Entrevista:O Estado inteligente

domingo, agosto 12, 2007

DANUZA LEÃO

Os direitos do homem


Evite sofrer; ao menor sinal de que vai começar a tortura, pense em primeiríssimo lugar no que você quer

TODOS TEMOS diariamente, sempre, um monte de compromissos, sejam eles de um trabalho que se ficou de entregar até o final da semana, ao médico marcado, à ginástica. Tirando alguns deles, é preciso aprender, desde cedo, que não somos obrigados a quase nada, e até o filme que tanto queremos ver pode esperar até chegar no clube de vídeo ou passar na TV. Afinal, somos escravos de uma agenda ou pessoas livres?
É difícil ter consciência disso. Até os compromissos que assumimos com nós mesmos são dificílimos de serem cancelados, pois afinal -como aprendemos- compromisso é compromisso.
Exemplo: você se programou para viajar no fim do ano e sair fora do estresse das festas, de ouvir e ter que dizer Feliz Natal 500 vezes, para ficar só numa praia deserta olhando o mar e comendo peixe frito. Tudo bem, é seu direito. Mas lá pelo fim de novembro vai dando uma agonia; e se chover? E se o lugar indicado não for tão sensacional quanto dizem? E se cair em depressão? E o medo de se sentir tão só, mas tão só, que corre o risco de cair em prantos no ombro do primeiro desconhecido que aparecer? Começa a se sentir mal, mas a última coisa que passa pela sua cabeça é mudar os planos e cancelar a viagem, já que assumiu o compromisso de ir.
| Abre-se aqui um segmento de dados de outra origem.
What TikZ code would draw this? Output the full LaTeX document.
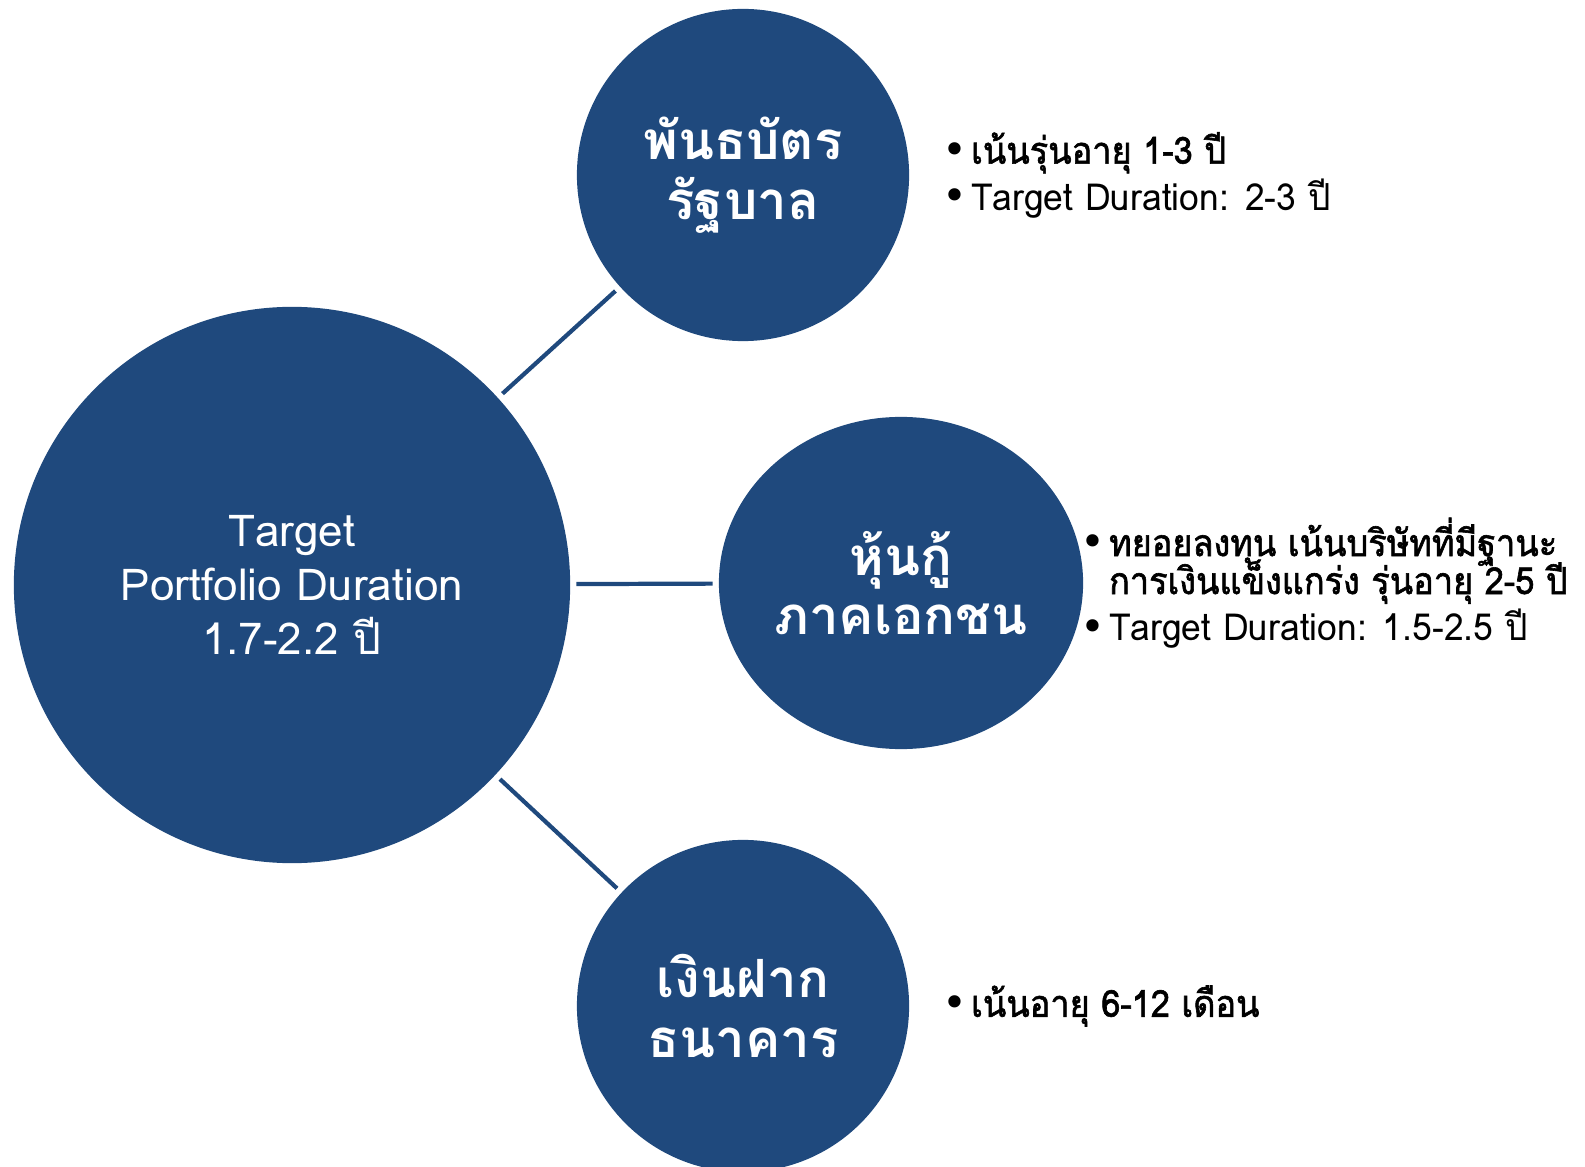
\documentclass[tikz,border=0pt]{standalone}
\usepackage{fontspec}
\setmainfont[Script=Thai]{Loma}
\newfontfamily\notefont[Script=Thai, FakeStretch=0.95]{Loma}
\newfontfamily\notebold[Script=Thai, FakeBold=1.6, FakeStretch=0.92]{Loma}
\newfontfamily\dotfont{DejaVu Sans}
\usetikzlibrary{shapes.geometric, positioning}
\definecolor{navy}{HTML}{1F497D}

\newcommand{\dotitem}{\makebox[7pt][l]{\dotfont\fontsize{12}{12}\selectfont\hspace*{-1.2pt}\raisebox{-0.2pt}{•}}}
\newcommand{\dotskip}{\makebox[7pt]{}}
\newcommand{\tightlines}{\lineskiplimit -20pt\relax}

\begin{document}
\begin{tikzpicture}[
    x=0.01cm, y=0.01cm,
    bubble/.style={circle, fill=navy, text=white, align=center, inner sep=0pt, minimum size=3.32cm, font=\fontsize{15}{17}\selectfont\bfseries\tightlines},
    bigbubble/.style={bubble, minimum size=5.56cm, font=\fontsize{12.5}{15.4}\selectfont\tightlines},
    ovalbubble/.style={bubble, ellipse, minimum width=3.64cm, minimum height=3.32cm},
    notes/.style={anchor=west, inner sep=0pt, align=left, font=\notefont\fontsize{10.6}{13.2}\selectfont\tightlines},
    link/.style={draw=navy, line width=1.2pt, shorten <=1.6pt, shorten >=1.6pt}
]
\useasboundingbox (0,0) rectangle (1585,1166);

% ========== Circulos ==========
\node[bigbubble] (main) at (292,581) {Target\\Portfolio Duration\\1.7-2.2 ปี};

\node[bubble] (gov) at (743,991) {พันธบัตร\\รัฐบาล};
\node[ovalbubble] (corp) at (901,583) {หุ้นกู้\\ภาคเอกชน};
\node[bubble] (bank) at (743,160) {เงินฝาก\\ธนาคาร};

% Lineas
\draw[link] (main) -- (gov);
\draw[link] (main) -- (corp);
\draw[link] (main) -- (bank);

% ========== Notas ==========
\node[notes, right=0.36cm of gov] (govNotes) {\dotitem{\notebold เน้นรุ่นอายุ 1-3 ปี}\\
    \dotitem Target Duration: 2-3 ปี};
\node[notes, right=0cm of corp] (corpNotes) {\dotitem{\notebold ทยอยลงทุน เน้นบริษัทที่มีฐานะ}\\[-2.4pt]
    \dotskip{\notebold การเงินแข็งแกร่ง รุ่นอายุ 2-5 ปี}\\
    \dotitem Target Duration: 1.5-2.5 ปี};
\node[notes, right=0.36cm of bank] (bankNotes) {\dotitem{\notebold เน้นอายุ 6-12 เดือน}};

\end{tikzpicture}
\end{document}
Já pensou que bastaria um telefonema, um só, para resolver o problema?
Outra situação clássica é estar no melhor lugar do mundo, comendo as coisas mais deliciosas, comprando o que queria, e dar uma vontade louca de voltar antes da data prevista; e a coragem? Agora me diga: coragem de quê? Afinal, você é ou não é livre para ir e voltar de onde quiser, na hora em que quiser? Isso não faz parte do seu sagrado direito à sua própria vida? Seja corajosa; afinal, está com medo de quê?
Agora uma coisa mais banal ainda: está fazendo frio, você acordou mais tarde do que de costume e tem ginástica às 4h. Ginástica, para você, é sagrada, pois é uma questão de saúde, de bem-estar, e todos temos a obrigação de nos cuidar; mas naquele dia não está dando, e você começa a sofrer. Sofrer porque não passa por sua cabeça que pode perfeitamente cancelar a ginástica e ficar vendo um filme, mesmo idiota, na televisão.
Afinal, não estamos no exército, e talvez esta tarde passada em casa, com os gatinhos deitados no mesmo sofá com você, te faça mais bem à alma do que um ano de exercícios físicos. À alma, não ao corpo, mas nesse dia faça o que seu coração pedir. E prepare-se para passar um dia muito feliz, pois gazetear uma aula de ginástica é das coisas melhores do mundo.
E aquele jantar que parecia ser tão interessante? Muitos amigos, também gente desconhecida, até já tinha escolhido como ia vestida. Mas lá pelas 5h, 6h da tarde, pensa que só quer uma coisa na vida: ficar em casa sozinha, sem ter que conversar com ninguém, lendo um livro, o que não faz há muito tempo. Mas estão contando com você, que jurou que ia.
Começa o sofrimento entre o compromisso e a vontade: faz o quê? Pois não vá; simplesmente não vá, e talvez nem faça falta. Afinal, sua presença não é assim tão fundamental, e uma dor de coluna é fácil de inventar e não faz mal a ninguém.
E evite sofrer; ao menor sinal de que vai começar a tortura, pense em primeiríssimo lugar no que você quer, e siga o seu coração, sem culpas nem arrependimentos, porque esse é um dos maiores direitos do homem.
E eu vou seguir meus próprios conselhos e já já desmarcar minha ginástica de hoje.